Facts & Figures, 2012 Toyota Prius v
Acceleration: 0-60 mph, 10.4 seconds.
Airbags (7): Driver and front passenger front and side, driver knee and front and rear side curtain.
Antilock brakes: Yes.
First aid kit: No.
Fuel economy: 44 mpg (city), 40 mpg (highway) 42 mpg (combined).
Government Safety Ratings: Not yet rated.
Manufacturer’s Suggested Retail Price: $27,165.00
Manufacturer's Web site: www.toyotausa.com
Price As tested: $28,287.00
Warranty: Bumper-to-bumper, 3 years/36,000 miles; Powertrain, 5 years/60,000 miles; Corrosion, 5 years/unlimited miles; Hybrid-related components, 8 years/100,000 miles.
What Others Say:
"Its small fuel economy sacrifices are more than made up for by increased versatility and backseat comfort. We even think the taller roofline makes the model more becoming. For the first time, the Prius name stands for fuel economy and functionality." —- Autoblog.
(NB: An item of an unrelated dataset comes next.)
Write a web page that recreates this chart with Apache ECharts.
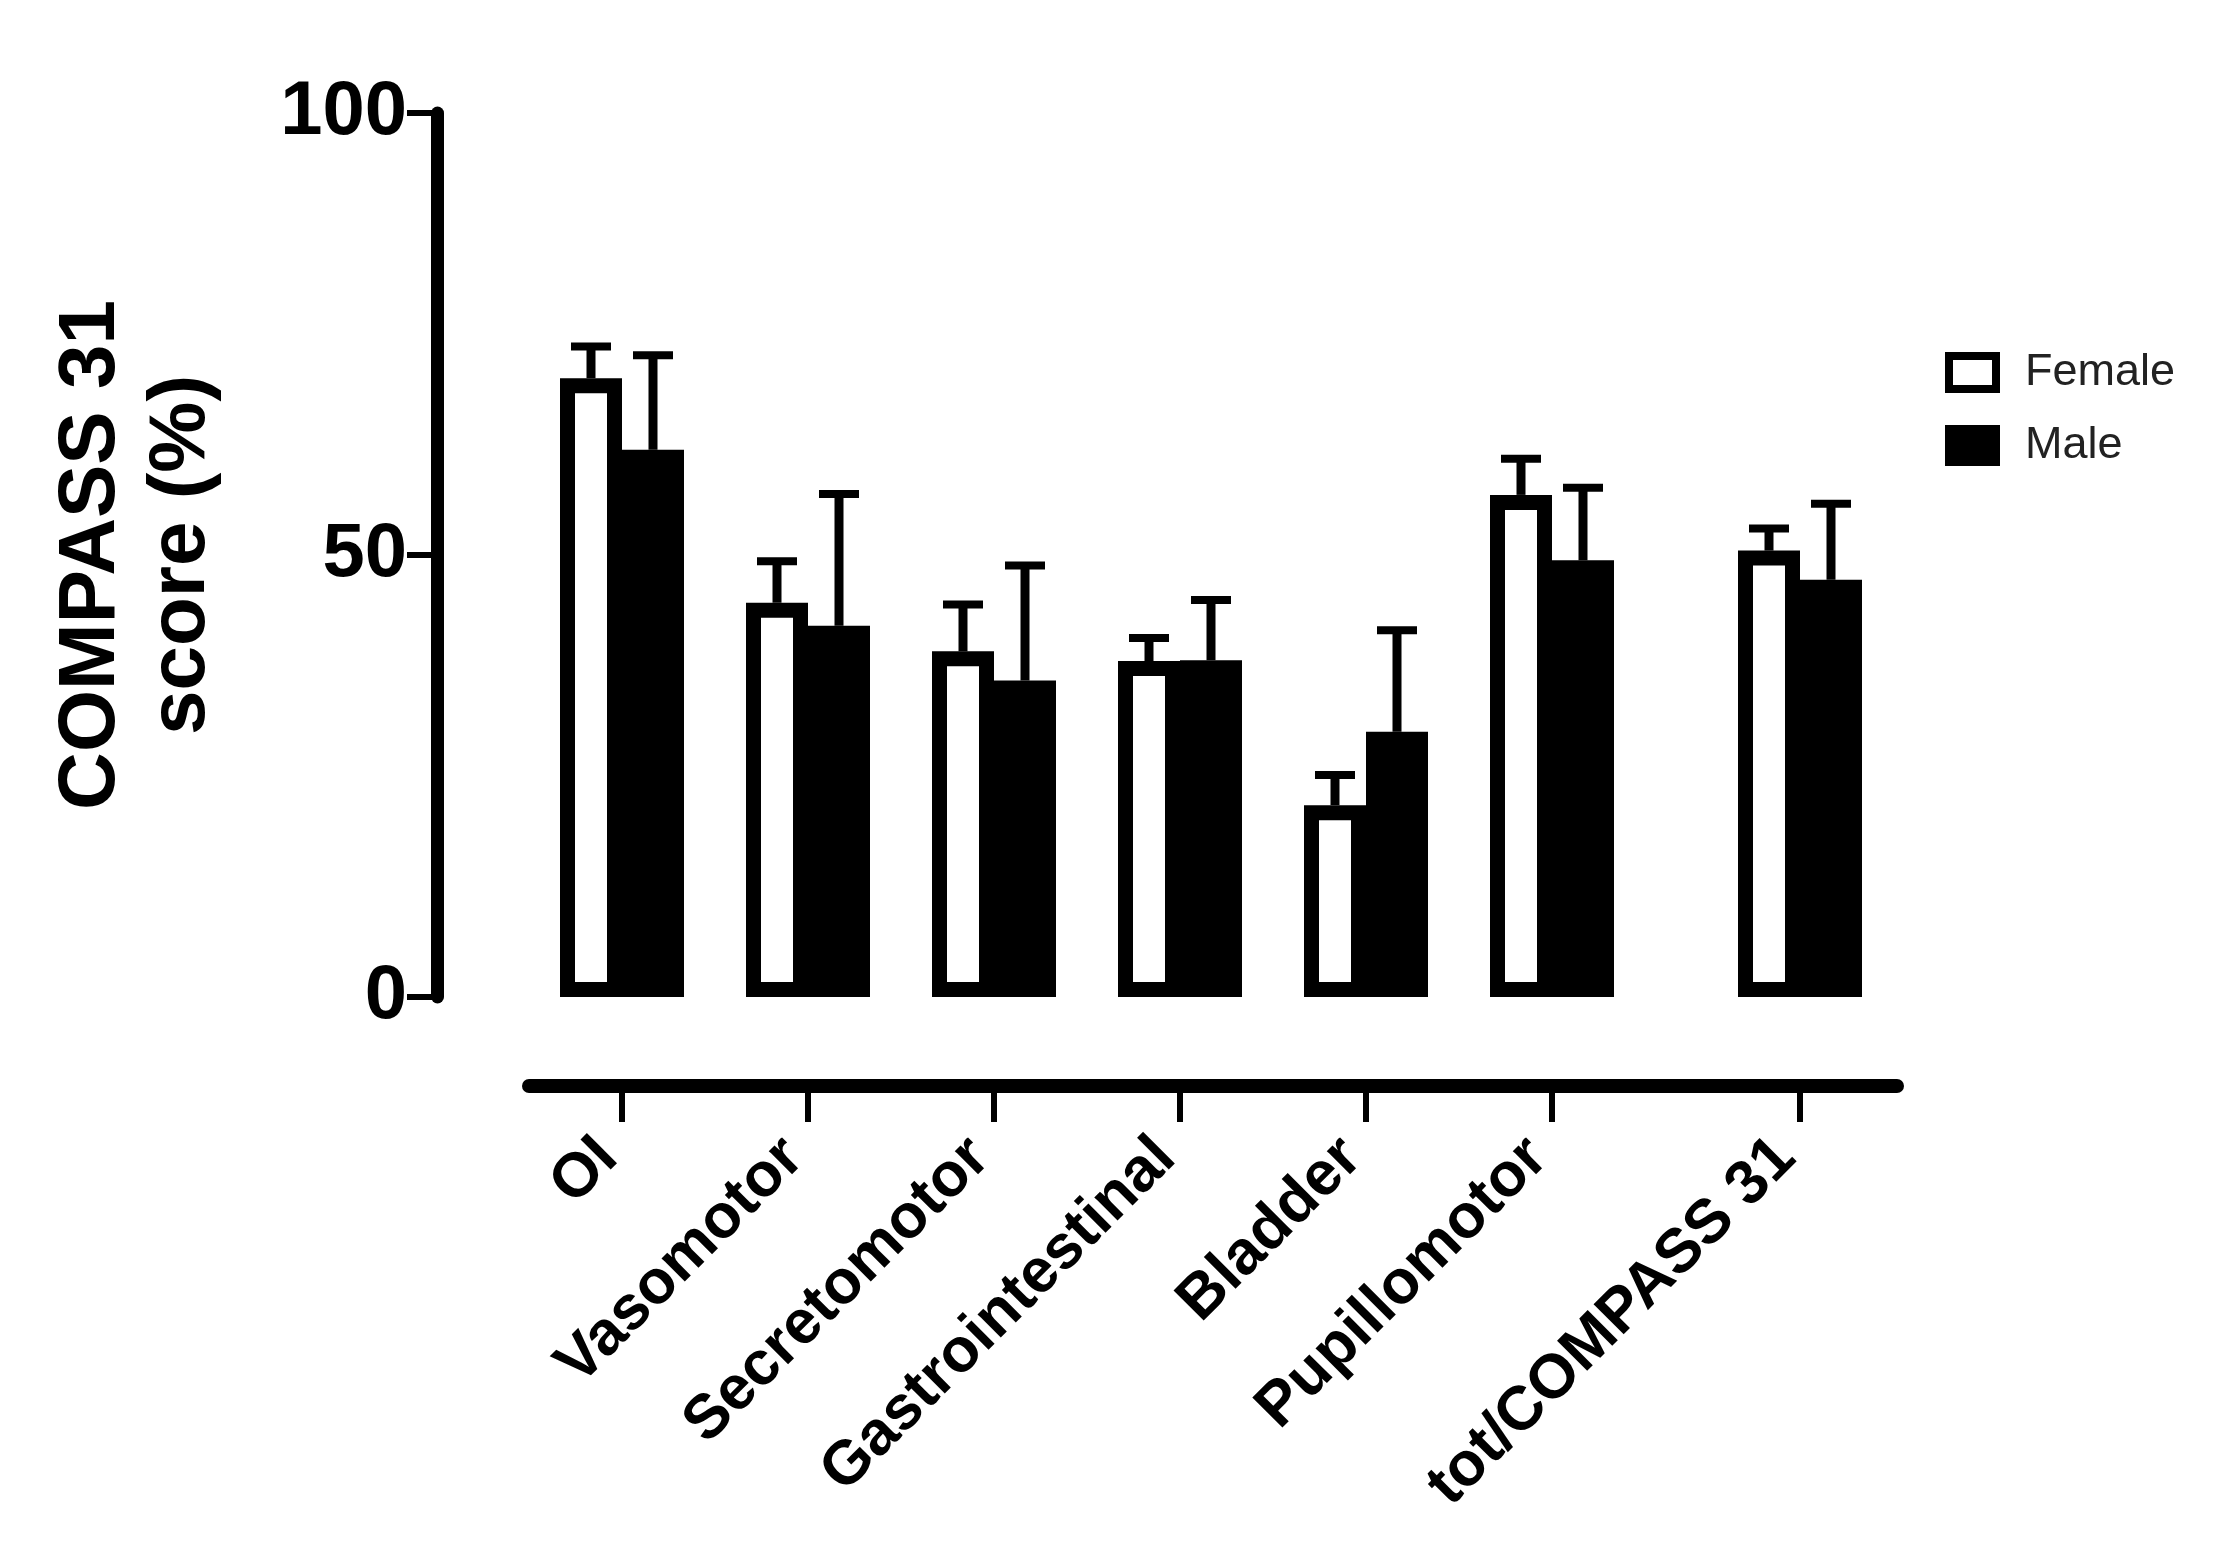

"The 2012 Toyota Prius v is a larger and even more practical package than the ‘regular’ Prius hatchback. Hard to categorize, Prius v is much like a station wagon with better cargo room than some small SUVs in a car-like package. Though Prius v gives up some fuel economy compared to the original Prius, the family friendly packaging makes it an attractive option for families and active folks looking for better gas mileage than most SUVs can deliver." —- Consumer Guide.
"The 2012 Toyota Prius V is a perfect fit for those with small families who want a vehicle that's big enough to accommodate passengers in comfort, but frugal enough to do minimum damage at the pump. It's also a solid pick for those fuel-conscious drivers whose cargo needs call for a roomy wagon or crossover." —- Edmunds.
What The Wife Says:
"I like this car a lot. It has good cargo space and drives nicely, although it's a little sluggish at times."
The Weekly Driver’s Final Words:
"The Prius v is the ideal solution as a smaller family wagon with vast cargo space and substantial gas mileage averages. And, finally, there's Prius without an obstructed rear view."